-- Code that draws figures --
----------------------------------------
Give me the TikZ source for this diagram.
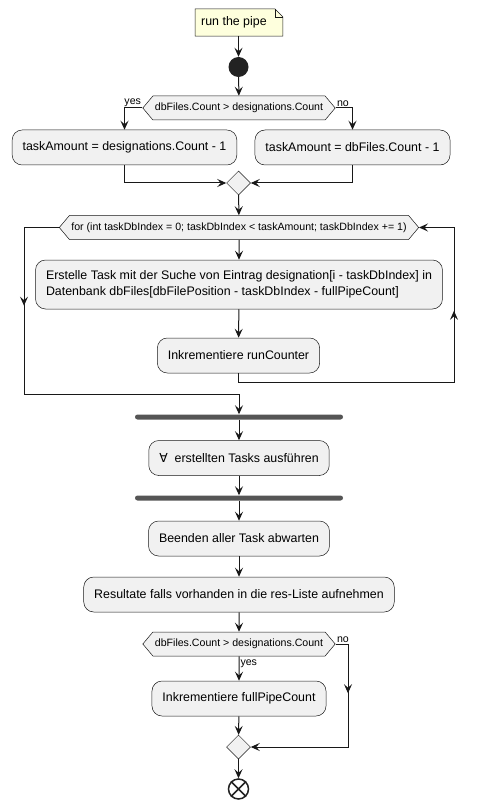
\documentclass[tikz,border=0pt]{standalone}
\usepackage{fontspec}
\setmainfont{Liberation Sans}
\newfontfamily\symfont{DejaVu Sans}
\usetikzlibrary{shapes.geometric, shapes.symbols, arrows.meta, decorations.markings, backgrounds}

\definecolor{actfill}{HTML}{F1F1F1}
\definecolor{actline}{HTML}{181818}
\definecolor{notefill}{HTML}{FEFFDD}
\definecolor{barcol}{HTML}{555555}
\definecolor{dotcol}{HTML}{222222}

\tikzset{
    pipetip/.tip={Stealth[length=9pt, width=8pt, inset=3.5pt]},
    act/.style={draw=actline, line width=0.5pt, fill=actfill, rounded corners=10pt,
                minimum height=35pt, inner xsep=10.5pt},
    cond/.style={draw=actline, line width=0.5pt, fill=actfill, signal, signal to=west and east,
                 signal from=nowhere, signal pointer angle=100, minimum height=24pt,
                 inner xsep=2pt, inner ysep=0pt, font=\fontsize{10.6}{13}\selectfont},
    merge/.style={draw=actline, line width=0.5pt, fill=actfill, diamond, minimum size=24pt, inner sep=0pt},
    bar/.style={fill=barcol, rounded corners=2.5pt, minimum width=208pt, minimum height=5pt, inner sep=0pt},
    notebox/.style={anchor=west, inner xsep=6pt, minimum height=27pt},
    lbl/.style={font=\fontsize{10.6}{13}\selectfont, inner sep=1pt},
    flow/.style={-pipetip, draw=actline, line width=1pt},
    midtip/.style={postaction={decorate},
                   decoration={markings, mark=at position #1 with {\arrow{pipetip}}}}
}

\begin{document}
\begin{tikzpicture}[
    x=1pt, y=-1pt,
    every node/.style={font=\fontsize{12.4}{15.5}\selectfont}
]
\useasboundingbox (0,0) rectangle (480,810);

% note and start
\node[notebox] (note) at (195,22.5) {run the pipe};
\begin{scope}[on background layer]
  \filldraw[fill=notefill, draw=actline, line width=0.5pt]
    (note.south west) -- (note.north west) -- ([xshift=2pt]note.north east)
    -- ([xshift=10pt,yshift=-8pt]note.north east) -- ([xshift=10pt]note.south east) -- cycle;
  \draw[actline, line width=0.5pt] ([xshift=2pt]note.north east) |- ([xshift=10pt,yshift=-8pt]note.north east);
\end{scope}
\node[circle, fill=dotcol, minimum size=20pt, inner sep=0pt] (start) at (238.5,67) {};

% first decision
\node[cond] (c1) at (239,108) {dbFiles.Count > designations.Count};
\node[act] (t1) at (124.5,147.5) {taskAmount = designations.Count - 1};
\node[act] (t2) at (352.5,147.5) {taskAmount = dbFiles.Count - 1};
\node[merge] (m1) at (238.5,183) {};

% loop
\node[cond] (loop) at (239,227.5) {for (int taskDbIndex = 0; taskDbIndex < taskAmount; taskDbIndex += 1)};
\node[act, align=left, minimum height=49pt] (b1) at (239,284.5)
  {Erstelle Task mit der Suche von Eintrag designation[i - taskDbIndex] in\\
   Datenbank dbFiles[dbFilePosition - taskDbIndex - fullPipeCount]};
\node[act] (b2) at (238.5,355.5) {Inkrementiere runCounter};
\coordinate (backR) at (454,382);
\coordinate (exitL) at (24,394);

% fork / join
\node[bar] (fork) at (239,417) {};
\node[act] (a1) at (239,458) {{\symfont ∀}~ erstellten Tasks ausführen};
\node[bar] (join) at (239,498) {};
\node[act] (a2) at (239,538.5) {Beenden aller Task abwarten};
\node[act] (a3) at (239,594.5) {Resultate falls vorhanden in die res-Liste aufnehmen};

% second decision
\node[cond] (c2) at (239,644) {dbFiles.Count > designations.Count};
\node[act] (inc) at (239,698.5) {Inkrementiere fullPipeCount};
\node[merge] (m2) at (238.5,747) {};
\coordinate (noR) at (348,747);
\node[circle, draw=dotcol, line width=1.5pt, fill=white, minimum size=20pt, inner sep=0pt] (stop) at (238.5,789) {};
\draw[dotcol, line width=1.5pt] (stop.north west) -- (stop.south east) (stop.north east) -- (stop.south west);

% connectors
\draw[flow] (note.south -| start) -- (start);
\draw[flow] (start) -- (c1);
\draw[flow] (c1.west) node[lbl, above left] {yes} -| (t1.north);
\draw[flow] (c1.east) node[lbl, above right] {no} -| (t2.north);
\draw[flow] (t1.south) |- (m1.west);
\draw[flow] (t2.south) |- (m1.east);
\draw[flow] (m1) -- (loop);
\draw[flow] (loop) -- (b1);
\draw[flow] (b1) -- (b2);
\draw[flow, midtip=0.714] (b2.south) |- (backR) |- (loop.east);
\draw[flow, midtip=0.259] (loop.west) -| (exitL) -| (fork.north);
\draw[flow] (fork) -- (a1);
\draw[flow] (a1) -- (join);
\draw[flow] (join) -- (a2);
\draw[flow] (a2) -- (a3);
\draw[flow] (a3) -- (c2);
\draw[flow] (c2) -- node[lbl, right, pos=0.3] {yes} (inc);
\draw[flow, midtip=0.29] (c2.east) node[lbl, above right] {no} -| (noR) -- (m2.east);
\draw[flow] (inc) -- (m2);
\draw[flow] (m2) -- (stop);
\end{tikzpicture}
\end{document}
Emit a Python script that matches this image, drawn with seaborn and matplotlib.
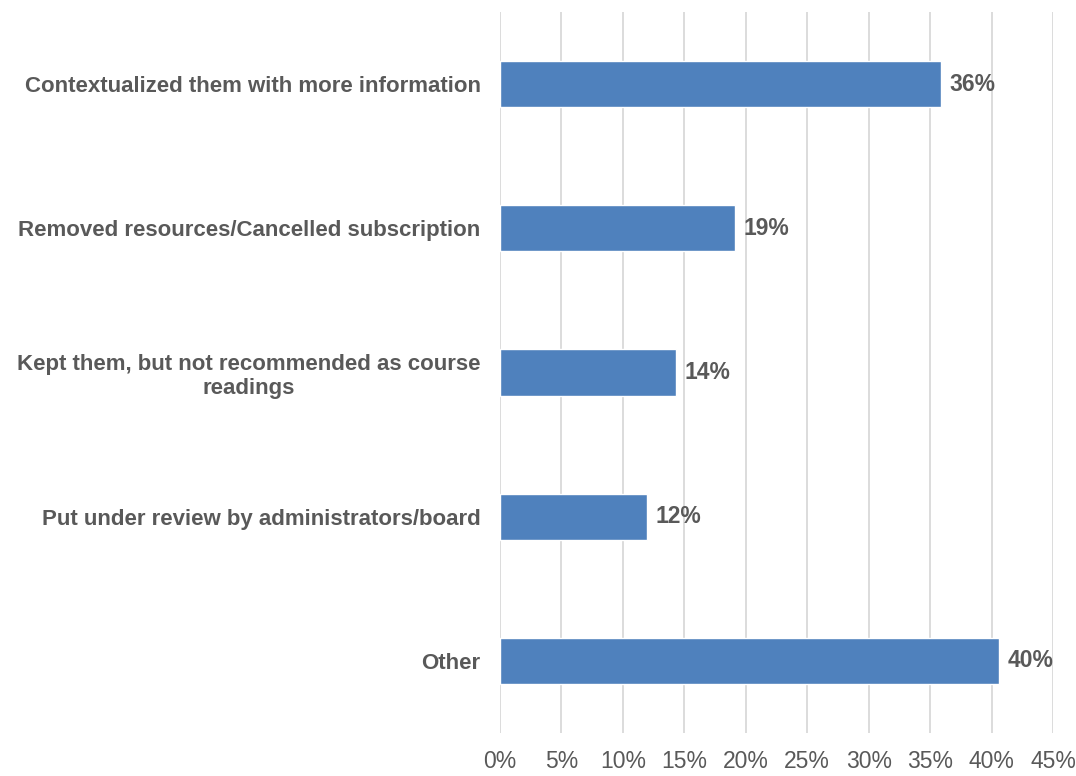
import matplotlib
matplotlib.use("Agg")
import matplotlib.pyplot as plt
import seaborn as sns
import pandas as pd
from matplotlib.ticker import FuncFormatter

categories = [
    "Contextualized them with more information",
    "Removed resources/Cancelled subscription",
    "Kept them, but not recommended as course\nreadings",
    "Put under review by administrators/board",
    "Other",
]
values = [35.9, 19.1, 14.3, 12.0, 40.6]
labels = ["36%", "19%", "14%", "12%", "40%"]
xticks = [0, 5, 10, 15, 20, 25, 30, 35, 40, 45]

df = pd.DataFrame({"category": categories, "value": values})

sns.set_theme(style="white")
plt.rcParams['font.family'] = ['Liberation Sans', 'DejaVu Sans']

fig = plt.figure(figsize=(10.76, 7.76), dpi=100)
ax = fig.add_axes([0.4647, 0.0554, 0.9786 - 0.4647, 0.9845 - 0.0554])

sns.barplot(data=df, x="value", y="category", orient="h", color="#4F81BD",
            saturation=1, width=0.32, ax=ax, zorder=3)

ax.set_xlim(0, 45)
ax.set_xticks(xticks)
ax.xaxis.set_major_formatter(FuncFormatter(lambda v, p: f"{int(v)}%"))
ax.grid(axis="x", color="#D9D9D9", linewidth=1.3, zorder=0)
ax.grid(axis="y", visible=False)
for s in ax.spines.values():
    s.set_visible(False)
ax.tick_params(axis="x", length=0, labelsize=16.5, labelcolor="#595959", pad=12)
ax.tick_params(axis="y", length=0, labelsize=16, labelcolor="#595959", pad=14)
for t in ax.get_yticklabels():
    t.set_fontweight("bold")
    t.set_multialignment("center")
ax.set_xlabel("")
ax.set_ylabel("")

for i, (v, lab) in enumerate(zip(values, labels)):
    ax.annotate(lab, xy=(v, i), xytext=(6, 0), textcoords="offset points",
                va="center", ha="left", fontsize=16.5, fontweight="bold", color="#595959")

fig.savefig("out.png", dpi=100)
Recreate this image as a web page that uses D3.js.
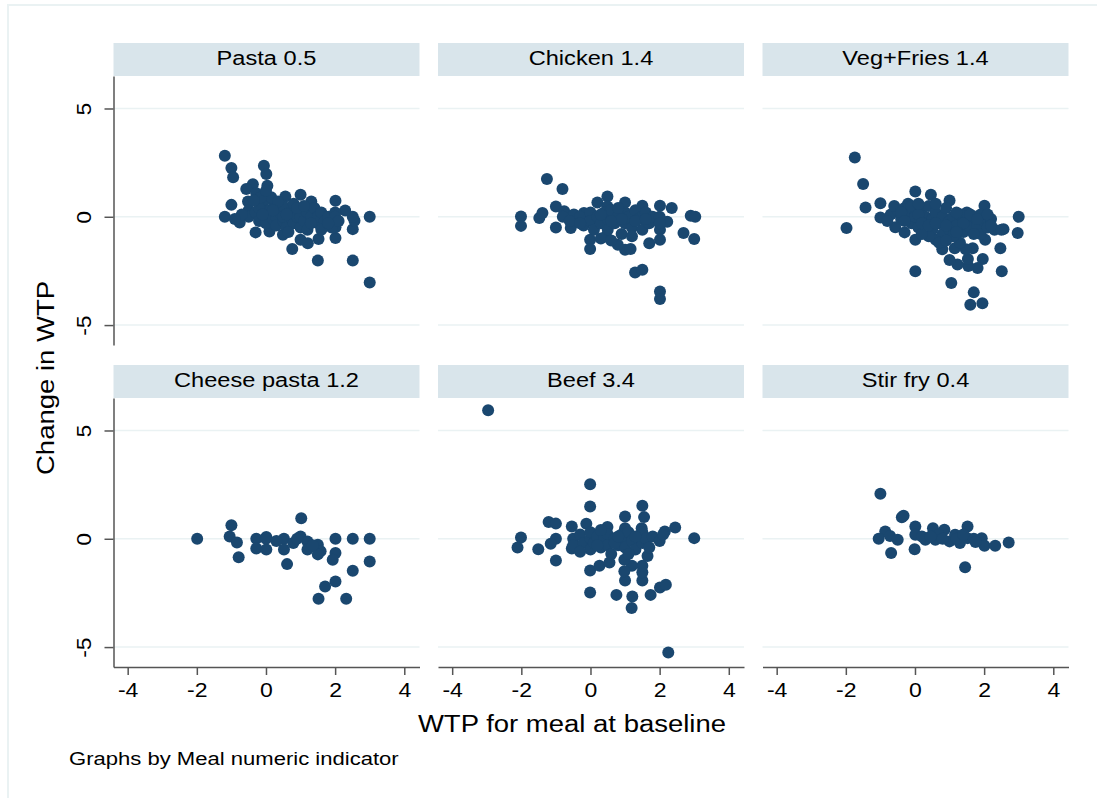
----------------------------------------
-- REQUIRED WORK --
Repeat all of the data above word for word, minus the pictures.

-- SOLUTION TO THIS EXERCISE --
Give me the TikZ source for this diagram.
\documentclass[tikz,border=0pt]{standalone}
\usepackage{fontspec}
\setmainfont{Liberation Sans}
\newfontfamily\symfont{DejaVu Sans}
\usetikzlibrary{shapes.geometric, shapes.symbols, arrows.meta, decorations.markings, backgrounds}

\definecolor{actfill}{HTML}{F1F1F1}
\definecolor{actline}{HTML}{181818}
\definecolor{notefill}{HTML}{FEFFDD}
\definecolor{barcol}{HTML}{555555}
\definecolor{dotcol}{HTML}{222222}

\tikzset{
    pipetip/.tip={Stealth[length=9pt, width=8pt, inset=3.5pt]},
    act/.style={draw=actline, line width=0.5pt, fill=actfill, rounded corners=10pt,
                minimum height=35pt, inner xsep=10.5pt},
    cond/.style={draw=actline, line width=0.5pt, fill=actfill, signal, signal to=west and east,
                 signal from=nowhere, signal pointer angle=100, minimum height=24pt,
                 inner xsep=2pt, inner ysep=0pt, font=\fontsize{10.6}{13}\selectfont},
    merge/.style={draw=actline, line width=0.5pt, fill=actfill, diamond, minimum size=24pt, inner sep=0pt},
    bar/.style={fill=barcol, rounded corners=2.5pt, minimum width=208pt, minimum height=5pt, inner sep=0pt},
    notebox/.style={anchor=west, inner xsep=6pt, minimum height=27pt},
    lbl/.style={font=\fontsize{10.6}{13}\selectfont, inner sep=1pt},
    flow/.style={-pipetip, draw=actline, line width=1pt},
    midtip/.style={postaction={decorate},
                   decoration={markings, mark=at position #1 with {\arrow{pipetip}}}}
}

\begin{document}
\begin{tikzpicture}[
    x=1pt, y=-1pt,
    every node/.style={font=\fontsize{12.4}{15.5}\selectfont}
]
\useasboundingbox (0,0) rectangle (480,810);

% note and start
\node[notebox] (note) at (195,22.5) {run the pipe};
\begin{scope}[on background layer]
  \filldraw[fill=notefill, draw=actline, line width=0.5pt]
    (note.south west) -- (note.north west) -- ([xshift=2pt]note.north east)
    -- ([xshift=10pt,yshift=-8pt]note.north east) -- ([xshift=10pt]note.south east) -- cycle;
  \draw[actline, line width=0.5pt] ([xshift=2pt]note.north east) |- ([xshift=10pt,yshift=-8pt]note.north east);
\end{scope}
\node[circle, fill=dotcol, minimum size=20pt, inner sep=0pt] (start) at (238.5,67) {};

% first decision
\node[cond] (c1) at (239,108) {dbFiles.Count > designations.Count};
\node[act] (t1) at (124.5,147.5) {taskAmount = designations.Count - 1};
\node[act] (t2) at (352.5,147.5) {taskAmount = dbFiles.Count - 1};
\node[merge] (m1) at (238.5,183) {};

% loop
\node[cond] (loop) at (239,227.5) {for (int taskDbIndex = 0; taskDbIndex < taskAmount; taskDbIndex += 1)};
\node[act, align=left, minimum height=49pt] (b1) at (239,284.5)
  {Erstelle Task mit der Suche von Eintrag designation[i - taskDbIndex] in\\
   Datenbank dbFiles[dbFilePosition - taskDbIndex - fullPipeCount]};
\node[act] (b2) at (238.5,355.5) {Inkrementiere runCounter};
\coordinate (backR) at (454,382);
\coordinate (exitL) at (24,394);

% fork / join
\node[bar] (fork) at (239,417) {};
\node[act] (a1) at (239,458) {{\symfont ∀}~ erstellten Tasks ausführen};
\node[bar] (join) at (239,498) {};
\node[act] (a2) at (239,538.5) {Beenden aller Task abwarten};
\node[act] (a3) at (239,594.5) {Resultate falls vorhanden in die res-Liste aufnehmen};

% second decision
\node[cond] (c2) at (239,644) {dbFiles.Count > designations.Count};
\node[act] (inc) at (239,698.5) {Inkrementiere fullPipeCount};
\node[merge] (m2) at (238.5,747) {};
\coordinate (noR) at (348,747);
\node[circle, draw=dotcol, line width=1.5pt, fill=white, minimum size=20pt, inner sep=0pt] (stop) at (238.5,789) {};
\draw[dotcol, line width=1.5pt] (stop.north west) -- (stop.south east) (stop.north east) -- (stop.south west);

% connectors
\draw[flow] (note.south -| start) -- (start);
\draw[flow] (start) -- (c1);
\draw[flow] (c1.west) node[lbl, above left] {yes} -| (t1.north);
\draw[flow] (c1.east) node[lbl, above right] {no} -| (t2.north);
\draw[flow] (t1.south) |- (m1.west);
\draw[flow] (t2.south) |- (m1.east);
\draw[flow] (m1) -- (loop);
\draw[flow] (loop) -- (b1);
\draw[flow] (b1) -- (b2);
\draw[flow, midtip=0.714] (b2.south) |- (backR) |- (loop.east);
\draw[flow, midtip=0.259] (loop.west) -| (exitL) -| (fork.north);
\draw[flow] (fork) -- (a1);
\draw[flow] (a1) -- (join);
\draw[flow] (join) -- (a2);
\draw[flow] (a2) -- (a3);
\draw[flow] (a3) -- (c2);
\draw[flow] (c2) -- node[lbl, right, pos=0.3] {yes} (inc);
\draw[flow, midtip=0.29] (c2.east) node[lbl, above right] {no} -| (noR) -- (m2.east);
\draw[flow] (inc) -- (m2);
\draw[flow] (m2) -- (stop);
\end{tikzpicture}
\end{document}
Emit a Python script that matches this image, drawn with seaborn and matplotlib.
import matplotlib
matplotlib.use("Agg")
import matplotlib.pyplot as plt
import seaborn as sns
import pandas as pd
from matplotlib.ticker import FuncFormatter

categories = [
    "Contextualized them with more information",
    "Removed resources/Cancelled subscription",
    "Kept them, but not recommended as course\nreadings",
    "Put under review by administrators/board",
    "Other",
]
values = [35.9, 19.1, 14.3, 12.0, 40.6]
labels = ["36%", "19%", "14%", "12%", "40%"]
xticks = [0, 5, 10, 15, 20, 25, 30, 35, 40, 45]

df = pd.DataFrame({"category": categories, "value": values})

sns.set_theme(style="white")
plt.rcParams['font.family'] = ['Liberation Sans', 'DejaVu Sans']

fig = plt.figure(figsize=(10.76, 7.76), dpi=100)
ax = fig.add_axes([0.4647, 0.0554, 0.9786 - 0.4647, 0.9845 - 0.0554])

sns.barplot(data=df, x="value", y="category", orient="h", color="#4F81BD",
            saturation=1, width=0.32, ax=ax, zorder=3)

ax.set_xlim(0, 45)
ax.set_xticks(xticks)
ax.xaxis.set_major_formatter(FuncFormatter(lambda v, p: f"{int(v)}%"))
ax.grid(axis="x", color="#D9D9D9", linewidth=1.3, zorder=0)
ax.grid(axis="y", visible=False)
for s in ax.spines.values():
    s.set_visible(False)
ax.tick_params(axis="x", length=0, labelsize=16.5, labelcolor="#595959", pad=12)
ax.tick_params(axis="y", length=0, labelsize=16, labelcolor="#595959", pad=14)
for t in ax.get_yticklabels():
    t.set_fontweight("bold")
    t.set_multialignment("center")
ax.set_xlabel("")
ax.set_ylabel("")

for i, (v, lab) in enumerate(zip(values, labels)):
    ax.annotate(lab, xy=(v, i), xytext=(6, 0), textcoords="offset points",
                va="center", ha="left", fontsize=16.5, fontweight="bold", color="#595959")

fig.savefig("out.png", dpi=100)
Recreate this image as a web page that uses D3.js.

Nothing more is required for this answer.